## Start

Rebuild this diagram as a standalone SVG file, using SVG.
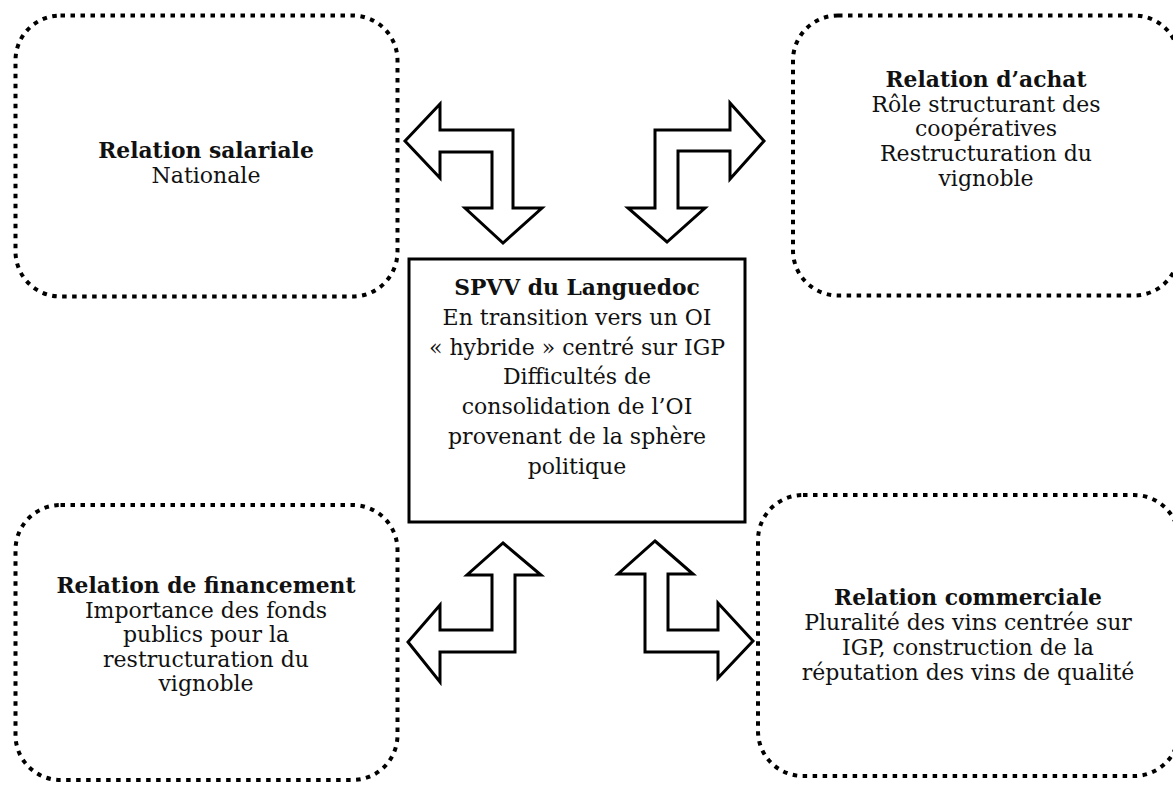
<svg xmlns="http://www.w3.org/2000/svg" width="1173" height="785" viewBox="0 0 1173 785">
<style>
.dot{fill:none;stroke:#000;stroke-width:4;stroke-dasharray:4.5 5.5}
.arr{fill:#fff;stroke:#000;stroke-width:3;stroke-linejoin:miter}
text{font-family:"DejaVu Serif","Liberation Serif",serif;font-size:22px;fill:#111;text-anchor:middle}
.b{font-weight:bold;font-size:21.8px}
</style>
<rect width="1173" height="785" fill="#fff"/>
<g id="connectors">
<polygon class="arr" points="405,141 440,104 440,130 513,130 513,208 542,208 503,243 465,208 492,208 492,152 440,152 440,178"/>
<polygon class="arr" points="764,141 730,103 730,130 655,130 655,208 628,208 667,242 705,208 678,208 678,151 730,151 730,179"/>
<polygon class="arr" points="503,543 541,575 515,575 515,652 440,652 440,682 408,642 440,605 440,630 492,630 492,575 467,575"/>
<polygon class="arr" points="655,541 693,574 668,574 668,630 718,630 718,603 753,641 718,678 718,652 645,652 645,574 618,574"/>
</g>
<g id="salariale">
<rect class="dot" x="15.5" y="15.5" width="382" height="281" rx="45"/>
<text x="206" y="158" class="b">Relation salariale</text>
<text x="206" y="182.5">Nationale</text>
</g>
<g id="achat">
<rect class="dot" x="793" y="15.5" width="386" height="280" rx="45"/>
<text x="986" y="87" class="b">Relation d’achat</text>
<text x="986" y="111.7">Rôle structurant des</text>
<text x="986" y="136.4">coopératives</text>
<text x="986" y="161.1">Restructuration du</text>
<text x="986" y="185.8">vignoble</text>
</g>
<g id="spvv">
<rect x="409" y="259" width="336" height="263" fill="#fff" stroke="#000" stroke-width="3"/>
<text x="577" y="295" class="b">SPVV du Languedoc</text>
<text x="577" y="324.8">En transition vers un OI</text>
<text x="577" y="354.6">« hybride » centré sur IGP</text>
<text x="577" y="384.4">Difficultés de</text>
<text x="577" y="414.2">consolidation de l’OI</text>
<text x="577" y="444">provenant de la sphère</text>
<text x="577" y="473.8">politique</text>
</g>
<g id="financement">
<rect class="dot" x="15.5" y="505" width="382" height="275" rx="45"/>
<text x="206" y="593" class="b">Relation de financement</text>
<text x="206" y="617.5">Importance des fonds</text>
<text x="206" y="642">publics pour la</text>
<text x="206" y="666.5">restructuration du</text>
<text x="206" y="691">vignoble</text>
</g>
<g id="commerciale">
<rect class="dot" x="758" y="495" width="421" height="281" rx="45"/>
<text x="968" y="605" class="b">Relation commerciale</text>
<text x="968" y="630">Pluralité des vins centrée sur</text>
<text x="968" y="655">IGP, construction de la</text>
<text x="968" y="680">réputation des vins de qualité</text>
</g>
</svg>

## End

Make an exact copy of all the material, but keep the pictures out of it.

Solution to this task -
Rebuild this diagram as a standalone SVG file, using SVG.
<svg xmlns="http://www.w3.org/2000/svg" width="1173" height="785" viewBox="0 0 1173 785">
<style>
.dot{fill:none;stroke:#000;stroke-width:4;stroke-dasharray:4.5 5.5}
.arr{fill:#fff;stroke:#000;stroke-width:3;stroke-linejoin:miter}
text{font-family:"DejaVu Serif","Liberation Serif",serif;font-size:22px;fill:#111;text-anchor:middle}
.b{font-weight:bold;font-size:21.8px}
</style>
<rect width="1173" height="785" fill="#fff"/>
<g id="connectors">
<polygon class="arr" points="405,141 440,104 440,130 513,130 513,208 542,208 503,243 465,208 492,208 492,152 440,152 440,178"/>
<polygon class="arr" points="764,141 730,103 730,130 655,130 655,208 628,208 667,242 705,208 678,208 678,151 730,151 730,179"/>
<polygon class="arr" points="503,543 541,575 515,575 515,652 440,652 440,682 408,642 440,605 440,630 492,630 492,575 467,575"/>
<polygon class="arr" points="655,541 693,574 668,574 668,630 718,630 718,603 753,641 718,678 718,652 645,652 645,574 618,574"/>
</g>
<g id="salariale">
<rect class="dot" x="15.5" y="15.5" width="382" height="281" rx="45"/>
<text x="206" y="158" class="b">Relation salariale</text>
<text x="206" y="182.5">Nationale</text>
</g>
<g id="achat">
<rect class="dot" x="793" y="15.5" width="386" height="280" rx="45"/>
<text x="986" y="87" class="b">Relation d’achat</text>
<text x="986" y="111.7">Rôle structurant des</text>
<text x="986" y="136.4">coopératives</text>
<text x="986" y="161.1">Restructuration du</text>
<text x="986" y="185.8">vignoble</text>
</g>
<g id="spvv">
<rect x="409" y="259" width="336" height="263" fill="#fff" stroke="#000" stroke-width="3"/>
<text x="577" y="295" class="b">SPVV du Languedoc</text>
<text x="577" y="324.8">En transition vers un OI</text>
<text x="577" y="354.6">« hybride » centré sur IGP</text>
<text x="577" y="384.4">Difficultés de</text>
<text x="577" y="414.2">consolidation de l’OI</text>
<text x="577" y="444">provenant de la sphère</text>
<text x="577" y="473.8">politique</text>
</g>
<g id="financement">
<rect class="dot" x="15.5" y="505" width="382" height="275" rx="45"/>
<text x="206" y="593" class="b">Relation de financement</text>
<text x="206" y="617.5">Importance des fonds</text>
<text x="206" y="642">publics pour la</text>
<text x="206" y="666.5">restructuration du</text>
<text x="206" y="691">vignoble</text>
</g>
<g id="commerciale">
<rect class="dot" x="758" y="495" width="421" height="281" rx="45"/>
<text x="968" y="605" class="b">Relation commerciale</text>
<text x="968" y="630">Pluralité des vins centrée sur</text>
<text x="968" y="655">IGP, construction de la</text>
<text x="968" y="680">réputation des vins de qualité</text>
</g>
</svg>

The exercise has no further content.